> **TASK**
Reproduce the listing word for word. Skip any image.

> **DATA**
= = =

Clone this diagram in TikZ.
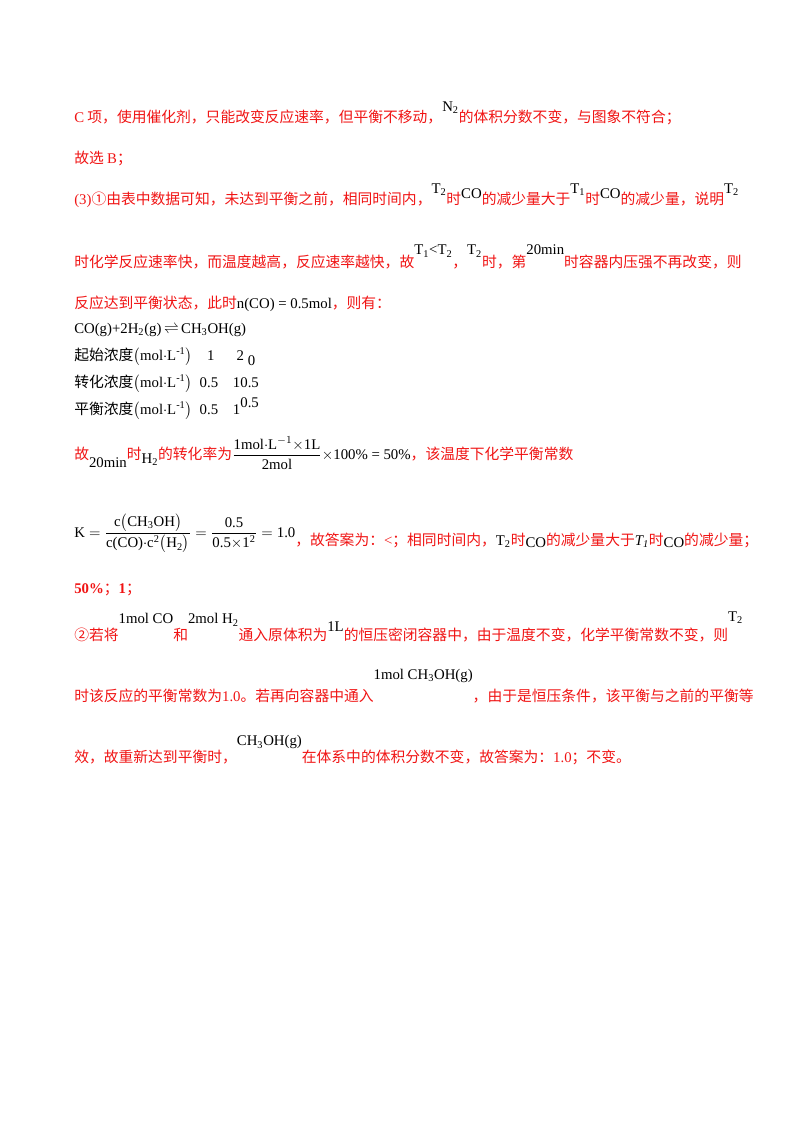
\documentclass[tikz,border=0pt]{standalone}
\usepackage{fontspec}
\setmainfont{Noto Sans CJK SC}
\newfontfamily\lat{Liberation Serif}
\usepackage{amsmath}
\definecolor{rd}{RGB}{240,20,20}
\newcommand\up[2][6pt]{\raisebox{#1}{\lat #2}}
\newcommand\sbb[1]{\textsubscript{#1}}
\begin{document}
\begin{tikzpicture}[x=0.744pt,y=-0.744pt,
  t/.style={anchor=base west,inner sep=0pt,font=\fontsize{11pt}{13pt}\selectfont,text=rd},
  k/.style={anchor=base west,inner sep=0pt,font=\fontsize{11pt}{13pt}\selectfont,text=black}]
\useasboundingbox (0,0) rectangle (800,1132);
\node[t] (l1) at (74,122) {{\lat C} 项，使用催化剂，只能改变反应速率，但平衡不移动，\up[8pt]{\color{black}N\sbb{2}}的体积分数不变，与图象不符合；};
\node[t] (l2) at (74,163) {故选 {\lat B}；};
\node[t] (l3) at (74,204) {{\lat (3)}①由表中数据可知，未达到平衡之前，相同时间内，\up[8pt]{\color{black}T\sbb{2}}时\up[4pt]{\color{black}CO}的减少量大于\up[8pt]{\color{black}T\sbb{1}}时\up[4pt]{\color{black}CO}的减少量，说明\up[8pt]{\color{black}T\sbb{2}}};
\node[t] (l4) at (74,267) {时化学反应速率快，而温度越高，反应速率越快，故\up[9pt]{\color{black}T\sbb{1}<T\sbb{2}}，\up[9pt]{\color{black}T\sbb{2}}时，第\up[9pt]{\color{black}20min}时容器内压强不再改变，则};
\node[t] (l5) at (74,308) {反应达到平衡状态，此时{\lat\color{black} n(CO) = 0.5mol}，则有：};
\node[k] (e0) at (74,333) {\lat CO(g)+2H\sbb{2}(g)\,$\rightleftharpoons$\,CH\sbb{3}OH(g)};
\node[k] (e1) at (74,360) {起始浓度{\lat$\big($mol$\cdot$L\textsuperscript{-1}$\big)$\quad 1\quad\ \ 2\ \raisebox{-4pt}{0}}};
\node[k] (e2) at (74,387) {转化浓度{\lat$\big($mol$\cdot$L\textsuperscript{-1}$\big)$\ \ 0.5\quad 10.5}};
\node[k] (e3) at (74,414) {平衡浓度{\lat$\big($mol$\cdot$L\textsuperscript{-1}$\big)$\ \ 0.5\quad 1\raisebox{5pt}{0.5}}};
\node[t] (l6) at (74,459) {故\raisebox{-6pt}{\lat\color{black}20min}时\raisebox{-3pt}{\lat\color{black}H\sbb{2}}的转化率为{\color{black}$\dfrac{\text{\lat 1mol$\cdot$L\textsuperscript{$-1$}$\times$1L}}{\text{\lat 2mol}}$\lat$\times$100\% = 50\%}，该温度下化学平衡常数};
\node[t] (l7) at (74,537) {{\color{black}$\text{\lat K} = \dfrac{\text{\lat c$\big($CH\sbb{3}OH$\big)$}}{\text{\lat c(CO)$\cdot$c\textsuperscript{2}$\big($H\sbb{2}$\big)$}} = \dfrac{\text{\lat 0.5}}{\text{\lat 0.5$\times$1\textsuperscript{2}}} = \text{\lat 1.0}$}\raisebox{-6pt}{，故答案为：{\lat <}；相同时间内，{\lat\color{black}T\sbb{2}}时\raisebox{-2pt}{\lat\color{black}CO}的减少量大于{\lat\color{black}\itshape T\sbb{1}}时\raisebox{-2pt}{\lat\color{black}CO}的减少量；}};
\node[t] (l8) at (74,593) {{\lat\bfseries 50\%}；{\lat\bfseries 1}；};
\node[t] (l9) at (74,640) {②若将\up[12pt]{\color{black}1mol CO}和\up[12pt]{\color{black}2mol H\sbb{2}}通入原体积为\up[6pt]{\color{black}1L}的恒压密闭容器中，由于温度不变，化学平衡常数不变，则\up[14pt]{\color{black}T\sbb{2}}};
\node[t] (l10) at (74,701) {时该反应的平衡常数为{\lat 1.0}。若再向容器中通入\up[16pt]{\color{black}1mol CH\sbb{3}OH(g)}，由于是恒压条件，该平衡与之前的平衡等};
\node[t] (l11) at (74,762) {效，故重新达到平衡时，\up[12pt]{\color{black}CH\sbb{3}OH(g)}在体系中的体积分数不变，故答案为：{\lat 1.0}；不变。};
\end{tikzpicture}
\end{document}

= = =

> **TASK RESPONSE**
Clone this diagram in TikZ.
\documentclass[tikz,border=0pt]{standalone}
\usepackage{fontspec}
\setmainfont{Noto Sans CJK SC}
\newfontfamily\lat{Liberation Serif}
\usepackage{amsmath}
\definecolor{rd}{RGB}{240,20,20}
\newcommand\up[2][6pt]{\raisebox{#1}{\lat #2}}
\newcommand\sbb[1]{\textsubscript{#1}}
\begin{document}
\begin{tikzpicture}[x=0.744pt,y=-0.744pt,
  t/.style={anchor=base west,inner sep=0pt,font=\fontsize{11pt}{13pt}\selectfont,text=rd},
  k/.style={anchor=base west,inner sep=0pt,font=\fontsize{11pt}{13pt}\selectfont,text=black}]
\useasboundingbox (0,0) rectangle (800,1132);
\node[t] (l1) at (74,122) {{\lat C} 项，使用催化剂，只能改变反应速率，但平衡不移动，\up[8pt]{\color{black}N\sbb{2}}的体积分数不变，与图象不符合；};
\node[t] (l2) at (74,163) {故选 {\lat B}；};
\node[t] (l3) at (74,204) {{\lat (3)}①由表中数据可知，未达到平衡之前，相同时间内，\up[8pt]{\color{black}T\sbb{2}}时\up[4pt]{\color{black}CO}的减少量大于\up[8pt]{\color{black}T\sbb{1}}时\up[4pt]{\color{black}CO}的减少量，说明\up[8pt]{\color{black}T\sbb{2}}};
\node[t] (l4) at (74,267) {时化学反应速率快，而温度越高，反应速率越快，故\up[9pt]{\color{black}T\sbb{1}<T\sbb{2}}，\up[9pt]{\color{black}T\sbb{2}}时，第\up[9pt]{\color{black}20min}时容器内压强不再改变，则};
\node[t] (l5) at (74,308) {反应达到平衡状态，此时{\lat\color{black} n(CO) = 0.5mol}，则有：};
\node[k] (e0) at (74,333) {\lat CO(g)+2H\sbb{2}(g)\,$\rightleftharpoons$\,CH\sbb{3}OH(g)};
\node[k] (e1) at (74,360) {起始浓度{\lat$\big($mol$\cdot$L\textsuperscript{-1}$\big)$\quad 1\quad\ \ 2\ \raisebox{-4pt}{0}}};
\node[k] (e2) at (74,387) {转化浓度{\lat$\big($mol$\cdot$L\textsuperscript{-1}$\big)$\ \ 0.5\quad 10.5}};
\node[k] (e3) at (74,414) {平衡浓度{\lat$\big($mol$\cdot$L\textsuperscript{-1}$\big)$\ \ 0.5\quad 1\raisebox{5pt}{0.5}}};
\node[t] (l6) at (74,459) {故\raisebox{-6pt}{\lat\color{black}20min}时\raisebox{-3pt}{\lat\color{black}H\sbb{2}}的转化率为{\color{black}$\dfrac{\text{\lat 1mol$\cdot$L\textsuperscript{$-1$}$\times$1L}}{\text{\lat 2mol}}$\lat$\times$100\% = 50\%}，该温度下化学平衡常数};
\node[t] (l7) at (74,537) {{\color{black}$\text{\lat K} = \dfrac{\text{\lat c$\big($CH\sbb{3}OH$\big)$}}{\text{\lat c(CO)$\cdot$c\textsuperscript{2}$\big($H\sbb{2}$\big)$}} = \dfrac{\text{\lat 0.5}}{\text{\lat 0.5$\times$1\textsuperscript{2}}} = \text{\lat 1.0}$}\raisebox{-6pt}{，故答案为：{\lat <}；相同时间内，{\lat\color{black}T\sbb{2}}时\raisebox{-2pt}{\lat\color{black}CO}的减少量大于{\lat\color{black}\itshape T\sbb{1}}时\raisebox{-2pt}{\lat\color{black}CO}的减少量；}};
\node[t] (l8) at (74,593) {{\lat\bfseries 50\%}；{\lat\bfseries 1}；};
\node[t] (l9) at (74,640) {②若将\up[12pt]{\color{black}1mol CO}和\up[12pt]{\color{black}2mol H\sbb{2}}通入原体积为\up[6pt]{\color{black}1L}的恒压密闭容器中，由于温度不变，化学平衡常数不变，则\up[14pt]{\color{black}T\sbb{2}}};
\node[t] (l10) at (74,701) {时该反应的平衡常数为{\lat 1.0}。若再向容器中通入\up[16pt]{\color{black}1mol CH\sbb{3}OH(g)}，由于是恒压条件，该平衡与之前的平衡等};
\node[t] (l11) at (74,762) {效，故重新达到平衡时，\up[12pt]{\color{black}CH\sbb{3}OH(g)}在体系中的体积分数不变，故答案为：{\lat 1.0}；不变。};
\end{tikzpicture}
\end{document}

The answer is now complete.